Solution. Let $x\in\mathbb{R}$ and begin by defining $$ f_n(x)=\frac{n\sin(x/n)}{x(x^2+1)}\qquad \text{for each $n\in\mathbb{N}$.}$$ Observe that each $f_n$ is measurable* and the sequence $\{f_n\}$ converges pointwise to $\frac{1}{1+x^2}$ for all $x\neq 0$: \begin{align*} \lim_{n\to\infty} f_n(x) &=\lim_{n\to\infty} \left(\frac{\sin(x/n)}{x/n}\right)\frac{1}{1+x^2}\\ &=\frac{1}{1+x^2} \end{align*} since $\displaystyle{ \lim_{n\to\infty} \frac{\sin(x/n)}{x/n} }=1$ for a fixed $x$.
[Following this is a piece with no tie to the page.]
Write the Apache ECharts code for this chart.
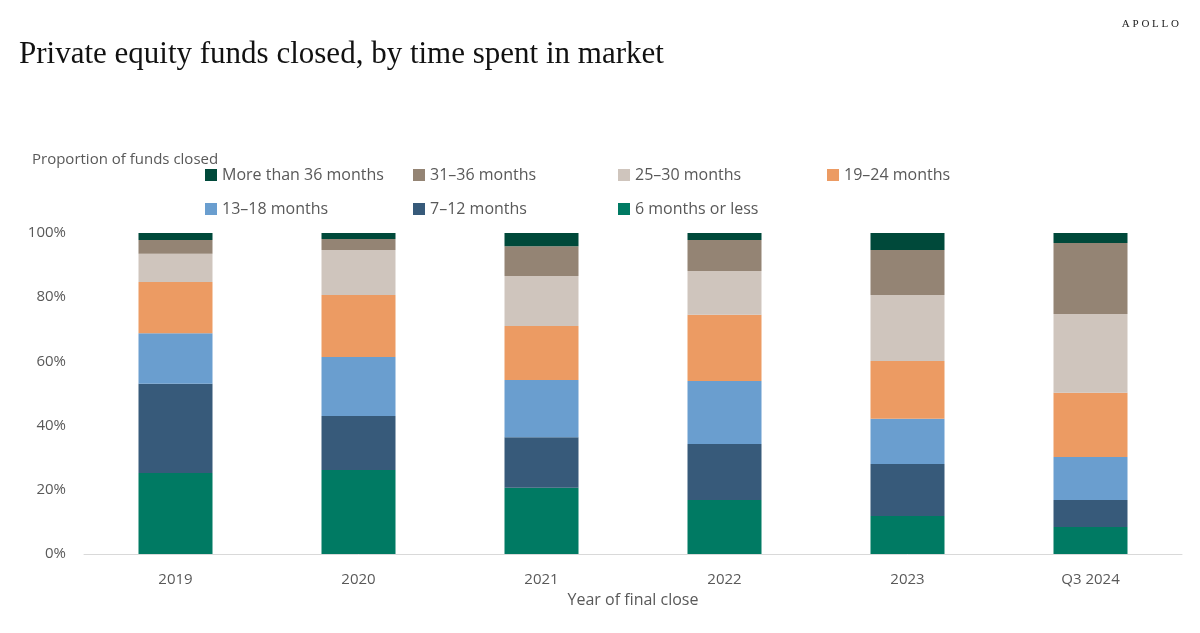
<!DOCTYPE html>
<html><head><meta charset="utf-8">
<script src="https://cdn.jsdelivr.net/npm/echarts@6/dist/echarts.min.js"></script>
<style>body{margin:0;background:#fff}#main{width:1200px;height:633px}</style>
</head><body><div id="main"></div>
<script>
var categories = ['2019', '2020', '2021', '2022', '2023', 'Q3 2024'];
var seriesNames = ['6 months or less', '7–12 months', '13–18 months', '19–24 months', '25–30 months', '31–36 months', 'More than 36 months'];
var colors = ['#007a63', '#375a7a', '#6a9ecf', '#ec9b63', '#cfc5bd', '#948474', '#00493a'];
var upTo6 = [25.2, 26.2, 20.6, 16.8, 11.8, 8.4];
var m7to12 = [27.8, 16.8, 15.8, 17.5, 16.2, 8.4];
var m13to18 = [15.8, 18.4, 17.8, 19.6, 14.1, 13.4];
var m19to24 = [15.9, 19.3, 16.8, 20.6, 18.0, 20.0];
var m25to30 = [8.8, 14.0, 15.6, 13.7, 20.6, 24.6];
var m31to36 = [4.3, 3.4, 9.3, 9.6, 14.0, 22.1];
var over36 = [2.2, 1.9, 4.1, 2.2, 5.3, 3.1];
var values = [upTo6, m7to12, m13to18, m19to24, m25to30, m31to36, over36];

// legend slots: [series index, left, top]
var legendSlots = [[6, 200, 162], [5, 408, 162], [4, 613, 162], [3, 822, 162],
                   [2, 200, 196], [1, 408, 196], [0, 613, 196]];

var chart = echarts.init(document.getElementById('main'));
var series = seriesNames.map(function (name, i) {
    return {
        name: name, type: 'bar', stack: 'all', barWidth: 74,
        itemStyle: { color: colors[i] }, data: values[i]
    };
});
var legends = legendSlots.map(function (s) {
    return {
        data: [seriesNames[s[0]]], left: s[1], top: s[2],
        icon: 'rect', itemWidth: 12, itemHeight: 12, itemGap: 6,
        textStyle: { color: '#595959', fontSize: 16, fontFamily: 'Open Sans' }
    };
});

chart.setOption({
    animation: false,
    title: [{
        text: 'Private equity funds closed, by time spent in market',
        left: 14, top: 34,
        textStyle: { fontFamily: 'Liberation Serif', fontWeight: 'normal', fontSize: 31, color: '#111' }
    }, {
        text: 'A P O L L O', right: 16, top: 14,
        textStyle: { fontFamily: 'Liberation Serif', fontWeight: 'normal', fontSize: 11, color: '#222' }
    }, {
        text: 'Proportion of funds closed', left: 27, top: 147,
        textStyle: { fontFamily: 'Open Sans', fontWeight: 'normal', fontSize: 15, color: '#595959' }
    }],
    legend: legends,
    grid: { left: 84, right: 18, top: 233, bottom: 79 },
    xAxis: {
        type: 'category', data: categories,
        name: 'Year of final close', nameLocation: 'middle', nameGap: 38,
        nameTextStyle: { color: '#595959', fontSize: 16, fontFamily: 'Open Sans' },
        axisTick: { show: false },
        axisLine: { lineStyle: { color: '#d9d9d9' } },
        axisLabel: { color: '#595959', fontSize: 15, margin: 18, fontFamily: 'Open Sans' }
    },
    yAxis: {
        type: 'value', min: 0, max: 100, interval: 20,
        splitLine: { show: false },
        axisLabel: { formatter: '{value}%', color: '#595959', fontSize: 15, margin: 18, fontFamily: 'Open Sans' }
    },
    series: series
});
</script>
</body></html>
From this we also see that $g(x)=\frac{1}{1+x^2}$ works as a dominating function. Indeed, $g$ is integrable on $\mathbb{R}$ (as we'll verify below) and \begin{align*} |f_n(x)|&=\bigg|\frac{\sin(x/n)}{x/n}\cdot\frac{1}{1+x^2} \bigg|\\ &=\frac{|\sin(x/n)|}{|x/n|}\cdot\frac{1}{1+x^2}\\ &\leq \frac{1}{1+x^2}\\ &=g(x) \end{align*} since $|\sin(x)|\leq |x|$ for all $x$. Thus we apply the DCT to conclude \begin{align*} \lim_{n\to\infty}\int_{\mathbb{R}} \frac{n\sin(x/n)}{x(x^2+1)}\;dx &= \int_{-\infty}^{\infty} \frac{n\sin(x/n)}{x(x^2+1)}\;dx\\[4pt] &=\int_{-\infty}^{\infty}\frac{1}{1+x^2}\;dx\\[4pt] &=\tan^{-1}(x)\bigg|_{-\infty}^{\infty}\\[4pt] &=\pi. \end{align*}
 

 
Footnote:

* If $g$ is a continuous function and $f$ is a measurable function, then their composition $g\circ f$ is measurable. And if $g$ and $f$ are both measurable, then so is $fg$.